* _RECORDS PROVIDED_:
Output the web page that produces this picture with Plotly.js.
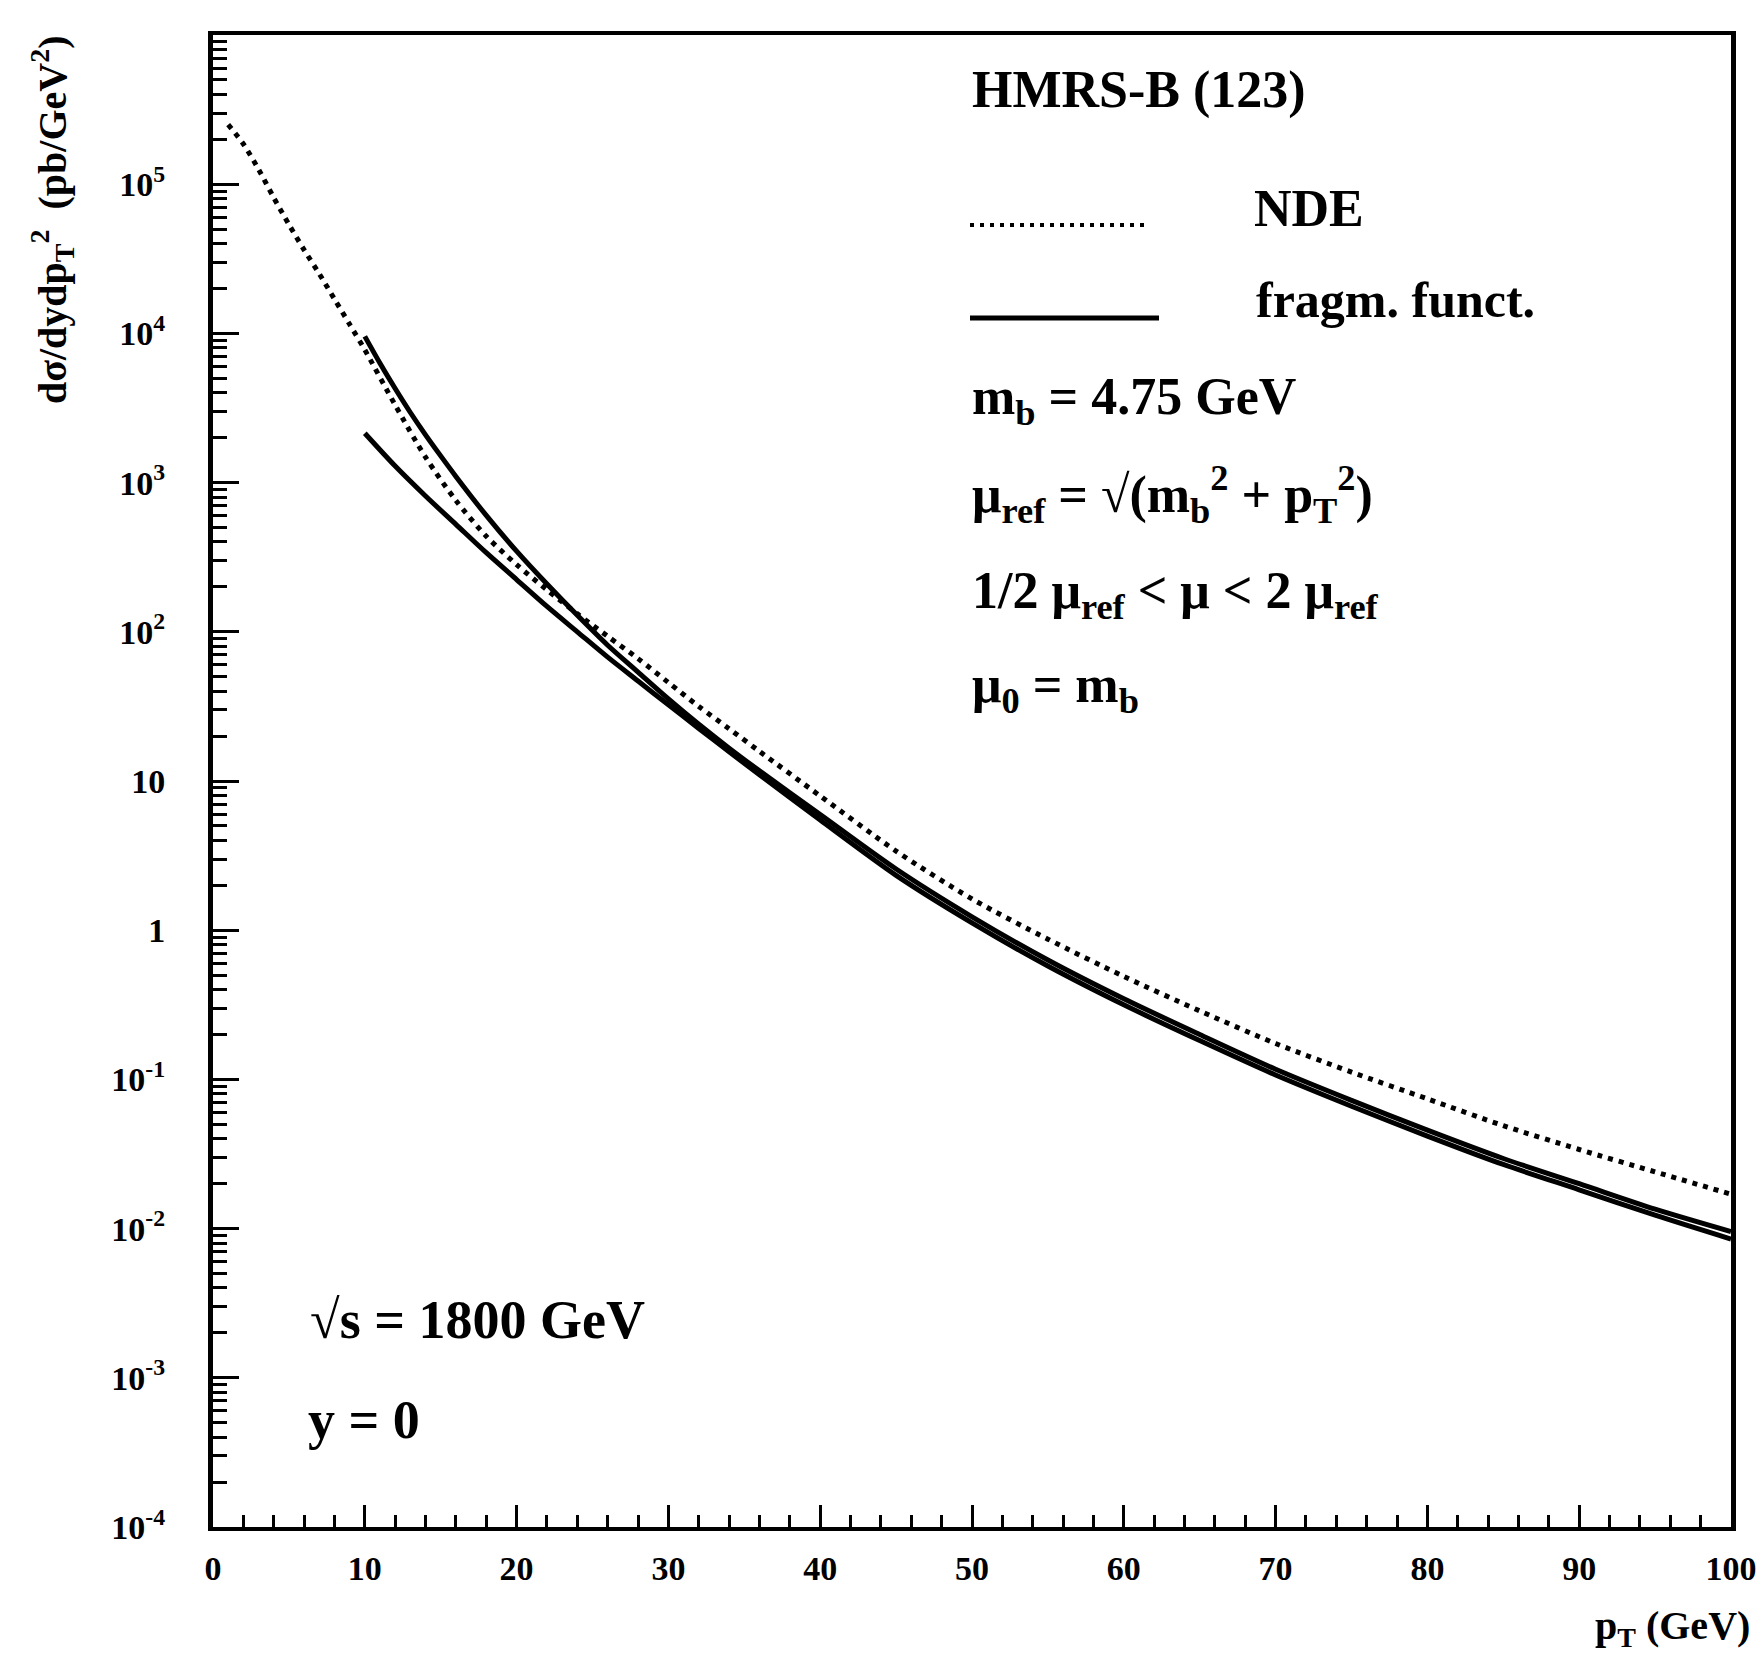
<!DOCTYPE html>
<html>
<head>
<meta charset="utf-8">
<script src="https://cdn.plot.ly/plotly-3.0.1.min.js"></script>
<style>html,body{margin:0;padding:0;background:#fff;}#chart{width:1764px;height:1670px;}</style>
</head>
<body>
<div id="chart"></div>
<script>
// ---- data ----
const ptNDE = [1, 2, 3, 4, 5, 6, 7, 8, 9, 10, 12, 14, 16, 18, 20, 22, 24, 26, 28, 30, 32, 34, 36, 40, 45, 50, 55, 60, 65, 70, 75, 80, 85, 90, 95, 100];
const sigNDE = [251000, 186000, 126000, 81300, 53700, 36300, 25100, 17000, 11500, 7760, 3310, 1480, 759, 437, 282, 191, 132, 93.3, 66.1, 45.7, 31.6, 22.4, 15.8, 7.94, 3.39, 1.62, 0.871, 0.490, 0.288, 0.174, 0.112, 0.0741, 0.0490, 0.0339, 0.0240, 0.0170];

const ptFragHigh = [10, 11, 12, 13, 14, 15, 16, 18, 20, 22, 24, 26, 28, 30, 32, 34, 36, 40, 45, 50, 55, 60, 65, 70, 75, 80, 85, 90, 95, 100];
const sigFragHigh = [9550, 6310, 4270, 2950, 2090, 1510, 1100, 603, 347, 209, 129, 81.3, 53.7, 35.5, 24.0, 16.6, 11.7, 5.96, 2.57, 1.23, 0.631, 0.347, 0.200, 0.117, 0.0724, 0.0457, 0.0295, 0.0200, 0.0135, 0.00955];

const ptFragLow = [10, 12, 14, 16, 18, 20, 22, 24, 26, 28, 30, 32, 34, 36, 40, 45, 50, 55, 60, 65, 70, 75, 80, 85, 90, 95, 100];
const sigFragLow = [2140, 1290, 813, 525, 339, 224, 148, 100, 67.6, 46.8, 32.4, 22.5, 15.7, 11.0, 5.47, 2.33, 1.12, 0.575, 0.316, 0.182, 0.107, 0.0661, 0.0417, 0.0269, 0.0182, 0.0123, 0.00851];

const xTickVals = [0, 10, 20, 30, 40, 50, 60, 70, 80, 90, 100];
const xTickText = ['0', '10', '20', '30', '40', '50', '60', '70', '80', '90', '100'];
const yTickVals = [1e-4, 1e-3, 1e-2, 1e-1, 1, 10, 1e2, 1e3, 1e4, 1e5];
const yTickText = ['10<sup>-4</sup>', '10<sup>-3</sup>', '10<sup>-2</sup>', '10<sup>-1</sup>', '1', '10', '10<sup>2</sup>', '10<sup>3</sup>', '10<sup>4</sup>', '10<sup>5</sup>'];

const legendLabels = ['NDE', 'fragm. funct.'];
const infoLines = [
  'HMRS-B (123)',
  'm<sub>b</sub> = 4.75 GeV',
  'μ<sub>ref</sub> = √(m<sub>b</sub><sup>2</sup> + p<sub>T</sub><sup>2</sup>)',
  '1/2 μ<sub>ref</sub> &lt; μ &lt; 2 μ<sub>ref</sub>',
  'μ<sub>0</sub> = m<sub>b</sub>'
];
const condLines = ['√s = 1800 GeV', 'y = 0'];

// ---- layout geometry (pixels) ----
const W = 1764, H = 1670;
const L = 213, R = 1731, T = 35, B = 1527;
const px = X => (X - L) / (R - L);
const py = Y => (B - Y) / (B - T);

const FONT = 'Liberation Serif, Times New Roman, serif';
const ink = '#000';

const traces = [
  {x: ptNDE, y: sigNDE, type: 'scatter', mode: 'lines', name: legendLabels[0],
   line: {color: ink, width: 5, dash: '5px,6px', shape: 'spline', smoothing: 0.8}},
  {x: ptFragHigh, y: sigFragHigh, type: 'scatter', mode: 'lines', name: legendLabels[1],
   line: {color: ink, width: 5, shape: 'spline', smoothing: 0.8}},
  {x: ptFragLow, y: sigFragLow, type: 'scatter', mode: 'lines', name: legendLabels[1],
   line: {color: ink, width: 5, shape: 'spline', smoothing: 0.8}}
];

function txt(text, X, Y, size, anchor) {
  return {text: text, xref: 'paper', yref: 'paper', x: px(X), y: py(Y),
          xanchor: anchor || 'left', yanchor: 'middle', showarrow: false,
          font: {family: FONT, size: size, color: ink, weight: 'bold'}};
}

const TS = 52;
const annotations = [
  txt(infoLines[0], 970, 90, TS),
  txt(legendLabels[0], 1252, 208, TS),
  txt(legendLabels[1], 1254, 300, 50),
  txt(infoLines[1], 970, 400, TS),
  txt(infoLines[2], 970, 494, TS),
  txt(infoLines[3], 970, 594, TS),
  txt(infoLines[4], 970, 688, TS),
  txt(condLines[0], 308, 1320, 54),
  txt(condLines[1], 306, 1420, 54),
  txt('p<sub>T</sub> (GeV)', 1752, 1628, 40, 'right'),
  {text: 'dσ/dydp<sub>T</sub><sup>2</sup>  (pb/GeV<sup>2</sup>)', xref: 'paper', yref: 'paper',
   x: px(52), y: py(220), xanchor: 'center', yanchor: 'middle', textangle: -90, showarrow: false,
   font: {family: FONT, size: 40, color: ink, weight: 'bold'}}
];

const shapes = [
  {type: 'line', xref: 'paper', yref: 'paper', x0: px(970), x1: px(1148), y0: py(225), y1: py(225),
   line: {color: ink, width: 4, dash: '4px,6px'}},
  {type: 'line', xref: 'paper', yref: 'paper', x0: px(970), x1: px(1159), y0: py(318), y1: py(318),
   line: {color: ink, width: 5}}
];

const layout = {
  width: W, height: H,
  margin: {l: L, r: W - R, t: T, b: H - B, pad: 0},
  paper_bgcolor: '#fff', plot_bgcolor: '#fff',
  showlegend: false,
  font: {family: FONT, color: ink},
  xaxis: {
    range: [0, 100], showgrid: false, zeroline: false,
    showline: true, linecolor: ink, linewidth: 4, mirror: true,
    ticks: 'inside', ticklen: 22, tickwidth: 3, tickcolor: ink,
    tickmode: 'array', tickvals: xTickVals, ticktext: xTickText,
    tickfont: {family: FONT, size: 34, color: ink, weight: 'bold'},
    ticklabelstandoff: 8,
    minor: {dtick: 2, ticks: 'inside', ticklen: 12, tickwidth: 3, tickcolor: ink, showgrid: false}
  },
  yaxis: {
    type: 'log', range: [-4, 6], showgrid: false, zeroline: false,
    showline: true, linecolor: ink, linewidth: 5, mirror: true,
    ticks: 'inside', ticklen: 26, tickwidth: 3, tickcolor: ink,
    tickmode: 'array', tickvals: yTickVals, ticktext: yTickText,
    tickfont: {family: FONT, size: 34, color: ink, weight: 'bold'},
    ticklabelstandoff: 36,
    minor: {dtick: 'D1', ticks: 'inside', ticklen: 14, tickwidth: 3, tickcolor: ink, showgrid: false}
  },
  annotations: annotations,
  shapes: shapes
};

Plotly.newPlot('chart', traces, layout, {displayModeBar: false, staticPlot: true});
</script>
</body>
</html>
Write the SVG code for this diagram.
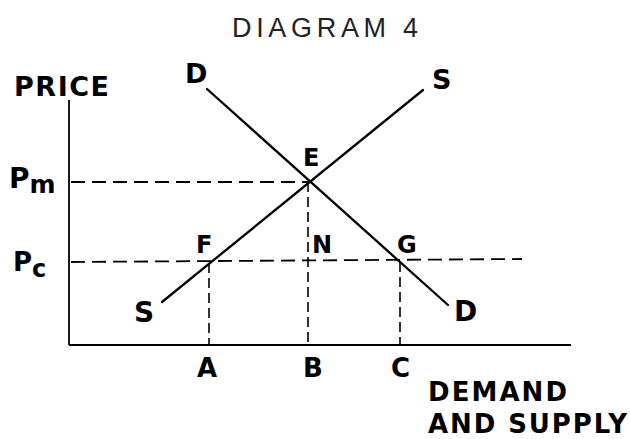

* _WHAT TO WORK ON_: Repeat only the lines from the beginning of the material through the line containing "0.0182, 0.0123, 0.00851];", both ends kept, leaving pictures out.

* _WRITTEN REPLY_:
Output the web page that produces this picture with Plotly.js.
<!DOCTYPE html>
<html>
<head>
<meta charset="utf-8">
<script src="https://cdn.plot.ly/plotly-3.0.1.min.js"></script>
<style>html,body{margin:0;padding:0;background:#fff;}#chart{width:1764px;height:1670px;}</style>
</head>
<body>
<div id="chart"></div>
<script>
// ---- data ----
const ptNDE = [1, 2, 3, 4, 5, 6, 7, 8, 9, 10, 12, 14, 16, 18, 20, 22, 24, 26, 28, 30, 32, 34, 36, 40, 45, 50, 55, 60, 65, 70, 75, 80, 85, 90, 95, 100];
const sigNDE = [251000, 186000, 126000, 81300, 53700, 36300, 25100, 17000, 11500, 7760, 3310, 1480, 759, 437, 282, 191, 132, 93.3, 66.1, 45.7, 31.6, 22.4, 15.8, 7.94, 3.39, 1.62, 0.871, 0.490, 0.288, 0.174, 0.112, 0.0741, 0.0490, 0.0339, 0.0240, 0.0170];

const ptFragHigh = [10, 11, 12, 13, 14, 15, 16, 18, 20, 22, 24, 26, 28, 30, 32, 34, 36, 40, 45, 50, 55, 60, 65, 70, 75, 80, 85, 90, 95, 100];
const sigFragHigh = [9550, 6310, 4270, 2950, 2090, 1510, 1100, 603, 347, 209, 129, 81.3, 53.7, 35.5, 24.0, 16.6, 11.7, 5.96, 2.57, 1.23, 0.631, 0.347, 0.200, 0.117, 0.0724, 0.0457, 0.0295, 0.0200, 0.0135, 0.00955];

const ptFragLow = [10, 12, 14, 16, 18, 20, 22, 24, 26, 28, 30, 32, 34, 36, 40, 45, 50, 55, 60, 65, 70, 75, 80, 85, 90, 95, 100];
const sigFragLow = [2140, 1290, 813, 525, 339, 224, 148, 100, 67.6, 46.8, 32.4, 22.5, 15.7, 11.0, 5.47, 2.33, 1.12, 0.575, 0.316, 0.182, 0.107, 0.0661, 0.0417, 0.0269, 0.0182, 0.0123, 0.00851];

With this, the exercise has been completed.